In 1862, a road from Sharpsburg ran down to the Antietam, crossed the stream on what in that day was called the Rohrbach Bridge, and then ran southward close to the bank. Today the road has been rerouted and the site is reached on foot. When one crosses the bridge and looks at the scene from the Federal (east) side of the creek, it is immediately obvious why General Burnside, in his insistence on forcing a crossing at the bridge, encountered so many problems. He had 12,500 men in the IX Corps; but the bridge is only twelve feet wide, and the Confederates in their hillside positions could not have asked for better defensive ground. They were also supported by artillery firing from the high ground to the rear, including the site where the Antietam National Cemetery is now located.

The first troops Burnside put into action became lost in the woods and never found the bridge. The second attack, made along the creekside road leading to the bridge, was shot to pieces. An attempt to wade the creek nearby met the same fate. A flanking column wasted several hours hunting downstream for a usable ford. At last, at about 1:00 P.M., as the battle for Bloody Lane was ending, two Union regiments stormed straight down the hill facing the bridge and, as the enemy fire slackened, sprinted across the span. Even then, Burnside required two more hours to reassemble his corps and resupply it with ammunition. Lee had meanwhile taken troops from his right flank to fight off the Federals threatening his left.

It was midafternoon before the IX Corps started forward, and the battlefield’s Branch Avenue offers a clear view of how difficult it was for Burnside’s men to make rapid headway. This broken ground—”compartmentalized terrain,” in military terminology—was ideal for defense, and it explains why the small force of defenders under David R. Jones gave such a good account of itself. Nevertheless, the Federals pressed doggedly ahead, seeking to drive the Rebels out of Sharpsburg and cut their escape route to the Potomac crossing.

From the bridge, it is immediately obvious why General Burnside, in his insistence on forcing a crossing there, encountered so many problems.
 

They came within a hairsbreadth of succeeding. Along the Harpers Ferry road (today’s Route 65), which enters Sharpsburg from the south, what remained of General Jones’s troops made their last stand behind a stone and post-and-rail fence. Burnside’s men charged this line and, after hand-to-hand fighting, broke it. As Lee’s right flank collapsed, Sharpsburg was filled with retreating troops and batteries, all under fire by long-range Federal artillery. Yankee skirmishers dodged from house to house in the outlying streets.

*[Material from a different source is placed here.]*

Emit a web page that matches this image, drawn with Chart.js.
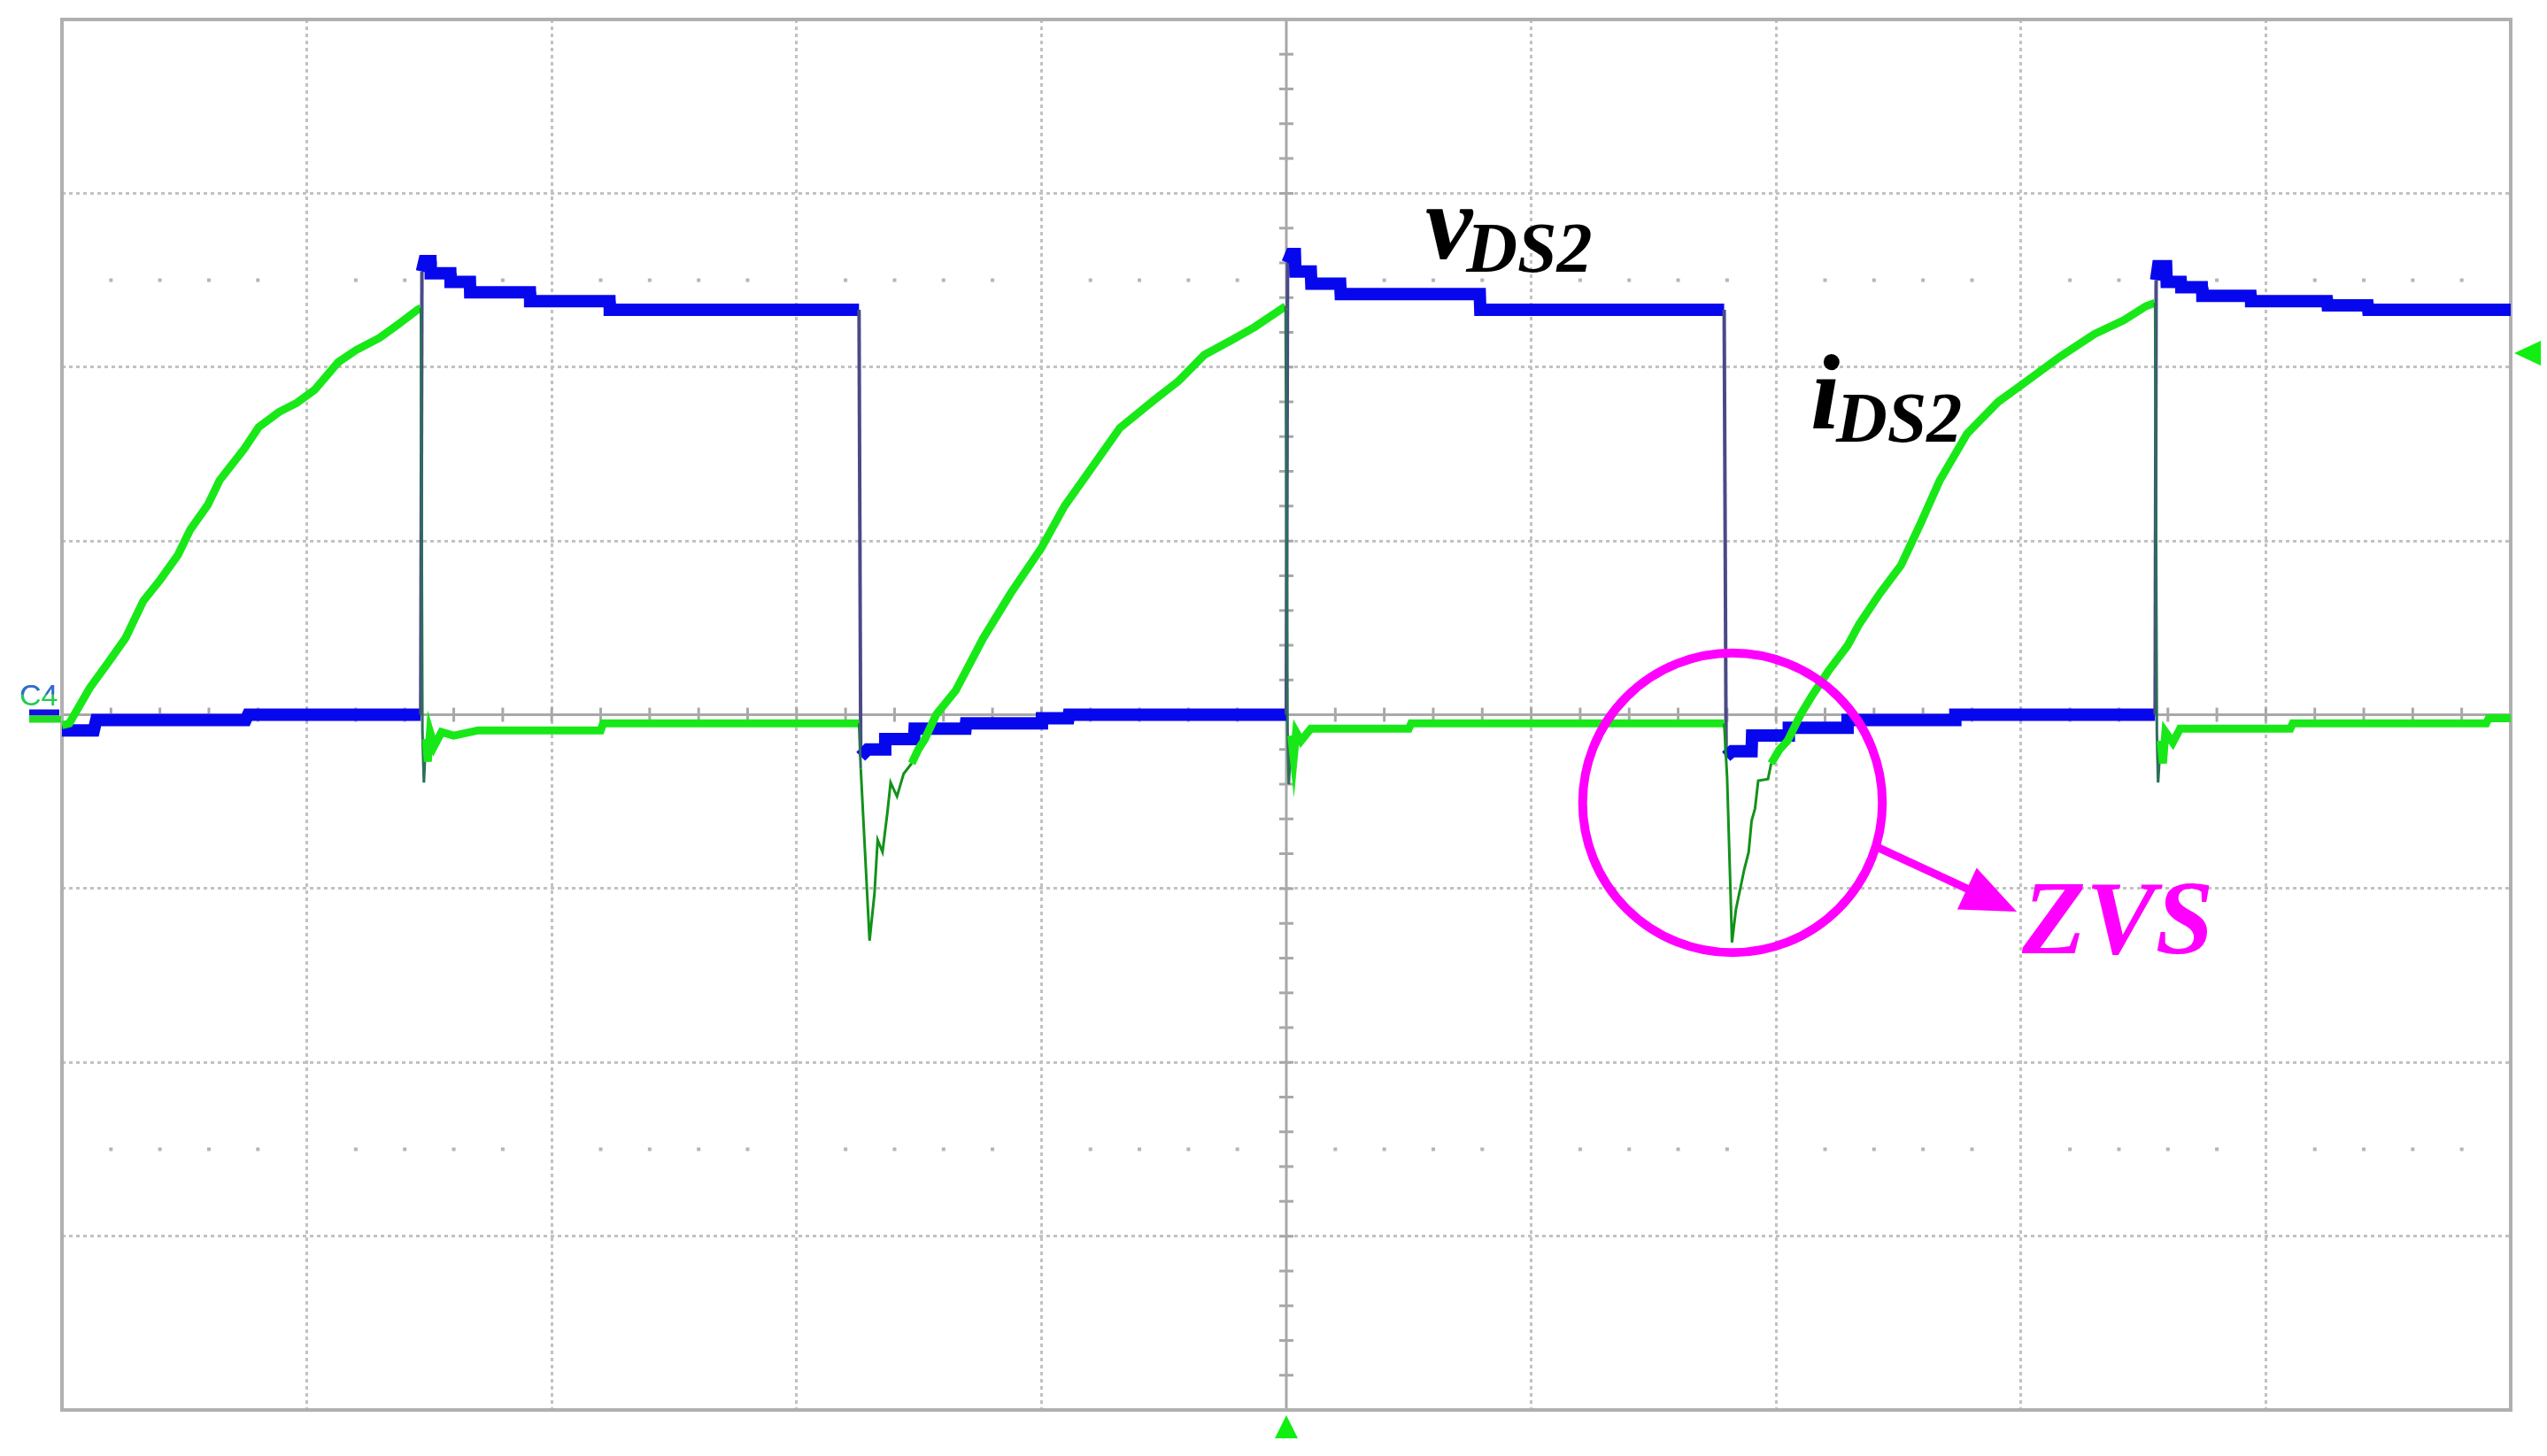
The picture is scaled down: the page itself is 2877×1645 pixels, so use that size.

Then, in what can only be described as a stroke of pure melodrama, A. P. Hill’s Confederate Light Division, after a rapid seventeen-mile march from Harpers Ferry, arrived on the field and launched a surprise flanking attack against Burnside’s advance. The IX Corps had been delayed—both by the Federal high command and by the Confederate defenders—exactly long enough for Lee to finally reunite his army. The Yankees broke under the assault and retreated back to the high ground overlooking the Burnside Bridge. Darkness fell, and the firing sputtered out, and the bloodiest day in our national history was over at last.

When September 18 dawned, Lee was still standing defiantly in his lines, inviting his opponent to renew the attack. McClellan refused the challenge. Satisfied that, outnumbered as he was, he had escaped defeat on September 17, he would take no further risk to win victory. That night Lee withdrew his army across the Potomac. He had inflicted one-fifth more casualties than he had suffered at Antietam, and for the campaign as a whole Union losses (including prisoners) were twice those of the Confederates. Yet Lee had failed in his goal of gaining a decisive victory on Northern soil. McClellan took that as the measure of his own triumph.

The Antietam National Cemetery, on the eastern outskirts of Sharpsburg, seems the natural place to reflect finally on what this day of battle signifies. If the setting of this high ground shaded by its great trees has meaning, the dead here must lie peacefully. They are all Union soldiers— the Confederate dead are interred elsewhere—and as affecting as anything else are the small white stones bearing the single word unknown over 1836 of the bodies. These dead are honored in this place, but not glorified. Nor was there anything for Antietam’s survivors to celebrate afterward beyond their survival. About one in every four men who saw any action at all on September 17 was hit, and, of course, in the places where the fighting was the most intense the odds of survival had been at best even and often worse. On this field—on any Civil War field—it is entirely proper to cherish the courage and dedication that brought men to endure these awful moments of combat, but certainly there is nothing about this battlefield that glorifies its toll.

It was this very question that engaged Abraham Lincoln when he was invited the following year to deliver his “few appropriate remarks” at the dedication ceremonies at Gettysburg. That battlefield, and by extension all the battlefields of this great civil war, he said, were consecrated and hallowed by the actions of the men who fought there. What was glorified there was the testing of freedom for all Americans—which, as a result of the Battle of Antietam, meant freedom for the slaves as well. It is this that gives meaning to the fighting at the Cornfield and the Sunken Road and at Burnside Bridge and along the Harpers Ferry road. To visit this battlefield, and to preserve it, is to recognize what we owe for our new birth of freedom.